Start of Dataset extract
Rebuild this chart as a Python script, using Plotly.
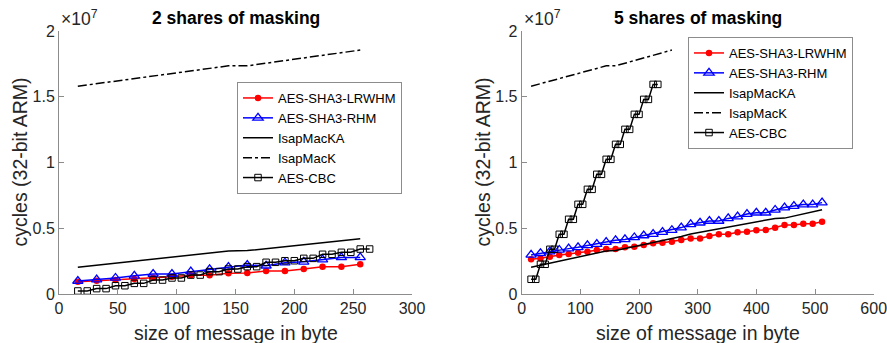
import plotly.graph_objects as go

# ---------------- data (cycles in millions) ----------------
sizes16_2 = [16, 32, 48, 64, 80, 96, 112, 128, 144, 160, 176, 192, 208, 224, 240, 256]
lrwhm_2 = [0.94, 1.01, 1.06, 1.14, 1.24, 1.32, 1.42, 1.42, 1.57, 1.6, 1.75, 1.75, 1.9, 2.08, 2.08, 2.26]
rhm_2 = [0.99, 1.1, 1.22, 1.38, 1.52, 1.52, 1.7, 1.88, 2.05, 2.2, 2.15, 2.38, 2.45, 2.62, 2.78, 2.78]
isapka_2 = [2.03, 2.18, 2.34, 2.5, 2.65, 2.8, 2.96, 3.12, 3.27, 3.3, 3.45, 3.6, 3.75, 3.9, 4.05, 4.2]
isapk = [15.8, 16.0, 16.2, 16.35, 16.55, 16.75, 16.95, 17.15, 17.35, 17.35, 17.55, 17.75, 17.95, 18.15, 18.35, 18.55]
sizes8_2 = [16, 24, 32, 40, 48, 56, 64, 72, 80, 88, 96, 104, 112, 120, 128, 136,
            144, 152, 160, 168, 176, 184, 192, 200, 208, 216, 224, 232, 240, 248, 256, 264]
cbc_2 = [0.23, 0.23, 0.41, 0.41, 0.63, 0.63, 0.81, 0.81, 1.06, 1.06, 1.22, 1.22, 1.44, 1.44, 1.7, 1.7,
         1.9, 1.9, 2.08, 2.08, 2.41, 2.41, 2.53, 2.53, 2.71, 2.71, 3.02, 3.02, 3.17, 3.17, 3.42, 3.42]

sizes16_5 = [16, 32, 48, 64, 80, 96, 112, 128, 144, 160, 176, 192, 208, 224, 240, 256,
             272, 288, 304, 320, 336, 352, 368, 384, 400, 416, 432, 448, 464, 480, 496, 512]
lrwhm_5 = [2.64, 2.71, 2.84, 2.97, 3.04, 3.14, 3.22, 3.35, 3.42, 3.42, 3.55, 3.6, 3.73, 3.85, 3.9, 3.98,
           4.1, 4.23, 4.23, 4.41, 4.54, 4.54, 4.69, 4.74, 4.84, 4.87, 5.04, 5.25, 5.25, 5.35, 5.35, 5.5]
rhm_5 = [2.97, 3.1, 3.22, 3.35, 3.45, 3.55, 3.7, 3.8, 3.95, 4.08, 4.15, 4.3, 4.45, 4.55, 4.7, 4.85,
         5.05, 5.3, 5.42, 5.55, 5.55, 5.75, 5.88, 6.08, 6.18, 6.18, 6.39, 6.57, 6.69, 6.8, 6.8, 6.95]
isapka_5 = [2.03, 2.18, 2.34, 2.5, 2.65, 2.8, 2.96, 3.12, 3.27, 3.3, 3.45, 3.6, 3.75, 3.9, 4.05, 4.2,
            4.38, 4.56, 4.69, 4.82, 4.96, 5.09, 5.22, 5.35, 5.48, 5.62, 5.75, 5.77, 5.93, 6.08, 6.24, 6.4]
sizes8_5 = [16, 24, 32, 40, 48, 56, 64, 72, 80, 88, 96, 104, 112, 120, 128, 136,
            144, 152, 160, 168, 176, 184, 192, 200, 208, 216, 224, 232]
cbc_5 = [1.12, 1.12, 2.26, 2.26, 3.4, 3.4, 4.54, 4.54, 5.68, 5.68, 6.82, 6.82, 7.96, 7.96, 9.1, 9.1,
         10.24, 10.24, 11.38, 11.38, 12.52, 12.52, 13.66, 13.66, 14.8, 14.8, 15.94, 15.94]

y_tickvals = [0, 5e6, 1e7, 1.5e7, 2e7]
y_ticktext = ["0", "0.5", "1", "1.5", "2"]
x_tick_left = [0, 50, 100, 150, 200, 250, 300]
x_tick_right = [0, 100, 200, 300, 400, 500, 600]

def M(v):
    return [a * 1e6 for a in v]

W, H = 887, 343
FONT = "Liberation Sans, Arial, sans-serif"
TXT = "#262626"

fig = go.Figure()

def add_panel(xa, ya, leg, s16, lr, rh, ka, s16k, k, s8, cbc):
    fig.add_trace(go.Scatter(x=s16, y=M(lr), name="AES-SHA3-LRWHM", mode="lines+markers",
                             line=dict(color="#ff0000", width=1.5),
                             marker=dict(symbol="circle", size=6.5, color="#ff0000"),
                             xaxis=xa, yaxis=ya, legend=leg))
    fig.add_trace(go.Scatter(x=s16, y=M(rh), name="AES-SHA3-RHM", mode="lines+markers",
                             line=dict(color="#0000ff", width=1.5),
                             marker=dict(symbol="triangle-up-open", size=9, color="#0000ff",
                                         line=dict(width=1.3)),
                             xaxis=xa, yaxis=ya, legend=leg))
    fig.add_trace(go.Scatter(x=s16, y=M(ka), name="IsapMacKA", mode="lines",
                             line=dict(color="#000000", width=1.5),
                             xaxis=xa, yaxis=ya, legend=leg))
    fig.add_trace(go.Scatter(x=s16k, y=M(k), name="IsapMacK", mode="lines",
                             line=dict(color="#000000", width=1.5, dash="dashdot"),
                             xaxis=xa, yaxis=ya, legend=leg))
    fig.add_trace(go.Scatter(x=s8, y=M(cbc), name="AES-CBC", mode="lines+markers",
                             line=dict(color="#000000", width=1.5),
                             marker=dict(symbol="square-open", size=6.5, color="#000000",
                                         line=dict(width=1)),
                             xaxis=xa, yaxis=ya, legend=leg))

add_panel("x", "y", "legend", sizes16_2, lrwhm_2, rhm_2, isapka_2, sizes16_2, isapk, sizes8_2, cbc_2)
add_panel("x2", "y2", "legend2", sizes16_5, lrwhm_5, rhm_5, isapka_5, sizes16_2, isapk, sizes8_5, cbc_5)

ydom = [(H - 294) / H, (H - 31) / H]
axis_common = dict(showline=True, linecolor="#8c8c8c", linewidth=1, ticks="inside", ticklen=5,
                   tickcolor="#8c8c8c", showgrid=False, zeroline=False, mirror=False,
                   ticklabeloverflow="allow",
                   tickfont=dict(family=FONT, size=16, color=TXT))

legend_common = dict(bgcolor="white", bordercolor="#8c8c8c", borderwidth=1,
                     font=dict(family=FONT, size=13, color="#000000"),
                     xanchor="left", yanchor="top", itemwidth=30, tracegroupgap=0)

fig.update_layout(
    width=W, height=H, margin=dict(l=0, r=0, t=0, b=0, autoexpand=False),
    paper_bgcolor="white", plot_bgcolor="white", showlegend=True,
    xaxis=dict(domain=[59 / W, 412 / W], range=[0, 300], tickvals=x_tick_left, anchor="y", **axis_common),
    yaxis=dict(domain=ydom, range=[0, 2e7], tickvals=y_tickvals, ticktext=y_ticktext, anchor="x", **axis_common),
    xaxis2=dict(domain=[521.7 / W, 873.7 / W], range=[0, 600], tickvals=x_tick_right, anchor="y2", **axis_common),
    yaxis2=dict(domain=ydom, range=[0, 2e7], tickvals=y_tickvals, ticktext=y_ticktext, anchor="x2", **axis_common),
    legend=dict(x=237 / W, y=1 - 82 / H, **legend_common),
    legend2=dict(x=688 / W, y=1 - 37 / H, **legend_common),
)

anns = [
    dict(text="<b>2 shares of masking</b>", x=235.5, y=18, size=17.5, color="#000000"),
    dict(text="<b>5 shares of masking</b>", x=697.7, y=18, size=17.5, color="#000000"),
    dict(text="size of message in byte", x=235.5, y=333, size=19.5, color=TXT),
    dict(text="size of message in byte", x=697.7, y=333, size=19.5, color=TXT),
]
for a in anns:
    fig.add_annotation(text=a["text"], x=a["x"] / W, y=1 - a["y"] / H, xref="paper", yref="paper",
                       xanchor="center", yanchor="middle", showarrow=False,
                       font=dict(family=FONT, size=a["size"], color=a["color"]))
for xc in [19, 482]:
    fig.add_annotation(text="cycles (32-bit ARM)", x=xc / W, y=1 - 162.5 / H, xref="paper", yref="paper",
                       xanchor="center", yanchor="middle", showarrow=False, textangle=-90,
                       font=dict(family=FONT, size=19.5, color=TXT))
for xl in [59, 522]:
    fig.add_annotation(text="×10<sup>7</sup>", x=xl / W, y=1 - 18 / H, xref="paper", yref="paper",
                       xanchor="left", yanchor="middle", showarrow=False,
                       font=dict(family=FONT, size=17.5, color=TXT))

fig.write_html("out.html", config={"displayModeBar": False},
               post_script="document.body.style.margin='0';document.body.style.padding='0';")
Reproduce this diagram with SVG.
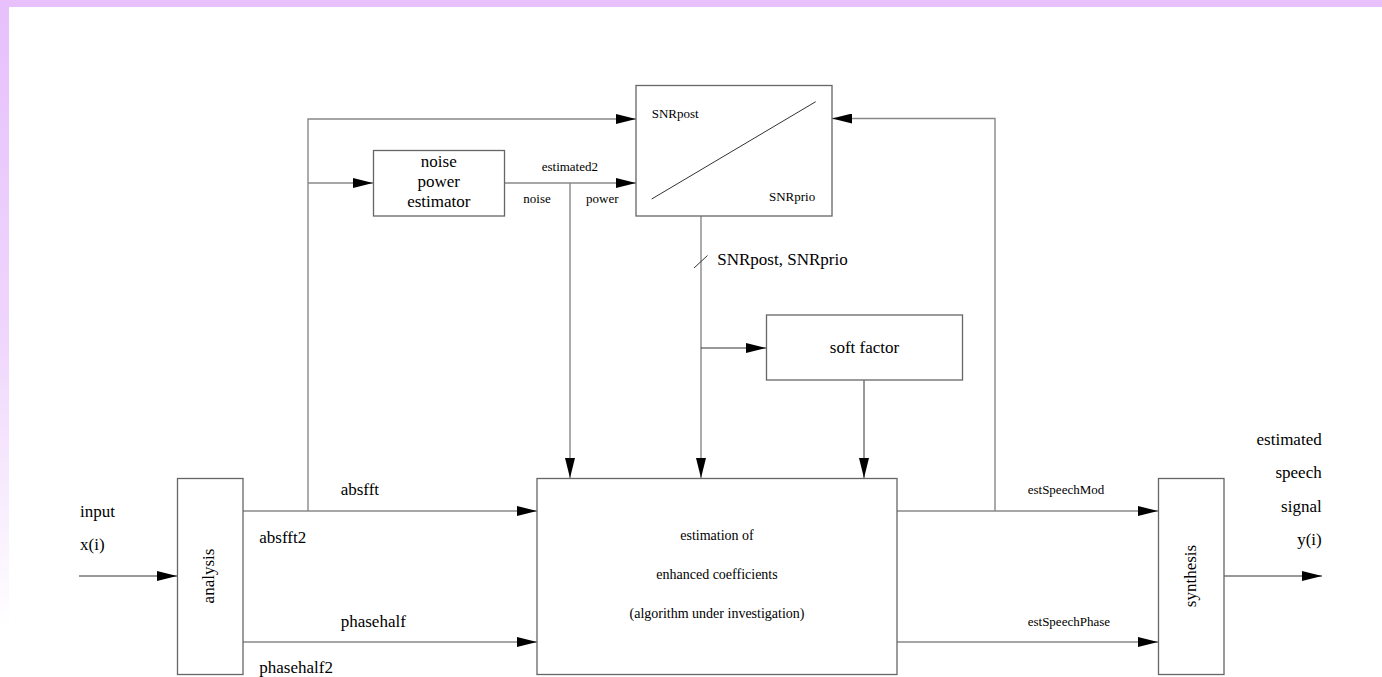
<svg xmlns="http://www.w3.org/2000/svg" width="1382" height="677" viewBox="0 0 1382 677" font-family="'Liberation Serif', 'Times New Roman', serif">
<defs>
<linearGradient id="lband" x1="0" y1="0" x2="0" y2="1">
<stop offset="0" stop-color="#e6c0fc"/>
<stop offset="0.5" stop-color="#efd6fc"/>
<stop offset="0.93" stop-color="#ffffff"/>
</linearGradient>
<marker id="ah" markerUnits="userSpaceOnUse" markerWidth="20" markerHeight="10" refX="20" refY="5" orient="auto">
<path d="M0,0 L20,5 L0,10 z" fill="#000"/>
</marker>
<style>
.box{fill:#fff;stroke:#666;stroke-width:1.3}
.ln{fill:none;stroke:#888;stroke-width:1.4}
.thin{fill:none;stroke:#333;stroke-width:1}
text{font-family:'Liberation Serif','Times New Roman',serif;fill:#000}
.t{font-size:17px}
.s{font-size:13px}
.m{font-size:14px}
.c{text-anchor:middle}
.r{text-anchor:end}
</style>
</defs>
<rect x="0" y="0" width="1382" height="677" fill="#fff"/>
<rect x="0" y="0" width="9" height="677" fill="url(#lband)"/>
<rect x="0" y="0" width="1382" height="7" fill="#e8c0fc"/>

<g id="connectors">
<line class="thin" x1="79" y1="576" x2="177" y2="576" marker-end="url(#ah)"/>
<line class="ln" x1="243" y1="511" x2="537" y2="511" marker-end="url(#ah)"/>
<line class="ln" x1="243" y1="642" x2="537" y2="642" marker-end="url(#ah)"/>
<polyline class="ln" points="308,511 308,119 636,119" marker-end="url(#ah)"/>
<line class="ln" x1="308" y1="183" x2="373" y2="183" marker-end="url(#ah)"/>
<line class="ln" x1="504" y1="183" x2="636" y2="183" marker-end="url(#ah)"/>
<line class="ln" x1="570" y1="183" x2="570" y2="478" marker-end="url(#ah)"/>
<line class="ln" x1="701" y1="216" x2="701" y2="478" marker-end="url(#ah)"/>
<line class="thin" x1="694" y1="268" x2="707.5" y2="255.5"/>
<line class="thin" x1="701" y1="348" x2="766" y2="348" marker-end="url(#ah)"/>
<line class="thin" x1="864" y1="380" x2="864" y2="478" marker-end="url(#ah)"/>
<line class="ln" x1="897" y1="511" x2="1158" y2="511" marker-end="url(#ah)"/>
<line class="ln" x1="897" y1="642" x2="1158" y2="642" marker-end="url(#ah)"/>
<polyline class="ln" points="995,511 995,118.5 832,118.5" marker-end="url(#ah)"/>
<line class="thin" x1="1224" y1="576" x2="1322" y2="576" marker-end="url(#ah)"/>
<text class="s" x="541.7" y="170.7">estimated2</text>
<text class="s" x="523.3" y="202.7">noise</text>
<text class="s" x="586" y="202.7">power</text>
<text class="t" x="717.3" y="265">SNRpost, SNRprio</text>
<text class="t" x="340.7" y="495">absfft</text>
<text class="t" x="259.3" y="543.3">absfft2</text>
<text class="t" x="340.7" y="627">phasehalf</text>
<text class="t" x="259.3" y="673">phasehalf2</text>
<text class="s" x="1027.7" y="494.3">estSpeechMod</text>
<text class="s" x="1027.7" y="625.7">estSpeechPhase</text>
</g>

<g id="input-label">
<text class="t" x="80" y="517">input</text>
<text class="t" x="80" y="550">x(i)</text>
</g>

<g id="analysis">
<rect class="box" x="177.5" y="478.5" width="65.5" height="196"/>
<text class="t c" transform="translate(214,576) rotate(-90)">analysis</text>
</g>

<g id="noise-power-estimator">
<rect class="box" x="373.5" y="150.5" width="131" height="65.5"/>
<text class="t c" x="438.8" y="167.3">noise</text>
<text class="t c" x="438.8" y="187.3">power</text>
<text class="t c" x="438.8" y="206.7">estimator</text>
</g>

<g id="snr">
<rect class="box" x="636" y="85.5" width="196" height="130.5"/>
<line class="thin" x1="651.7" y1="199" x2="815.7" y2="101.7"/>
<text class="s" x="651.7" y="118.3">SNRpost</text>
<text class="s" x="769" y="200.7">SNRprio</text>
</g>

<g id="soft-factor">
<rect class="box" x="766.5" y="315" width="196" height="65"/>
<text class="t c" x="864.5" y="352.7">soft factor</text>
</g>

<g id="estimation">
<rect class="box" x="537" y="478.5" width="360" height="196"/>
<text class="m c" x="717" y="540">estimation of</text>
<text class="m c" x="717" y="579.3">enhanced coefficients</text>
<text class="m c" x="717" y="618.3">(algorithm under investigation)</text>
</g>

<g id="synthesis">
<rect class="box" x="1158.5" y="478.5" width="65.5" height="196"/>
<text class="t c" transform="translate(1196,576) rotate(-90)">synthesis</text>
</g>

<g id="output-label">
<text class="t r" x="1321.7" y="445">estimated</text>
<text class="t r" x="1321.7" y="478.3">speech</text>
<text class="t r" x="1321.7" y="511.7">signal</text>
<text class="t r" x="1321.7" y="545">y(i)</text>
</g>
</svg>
End of Dataset extract
» **Directions for this task**
Print, exactly as written, the lines above from the first one to the one containing "import plotly.graph_objects as go". Leave out pictures.

» **Written response**
Rebuild this chart as a Python script, using Plotly.
import plotly.graph_objects as go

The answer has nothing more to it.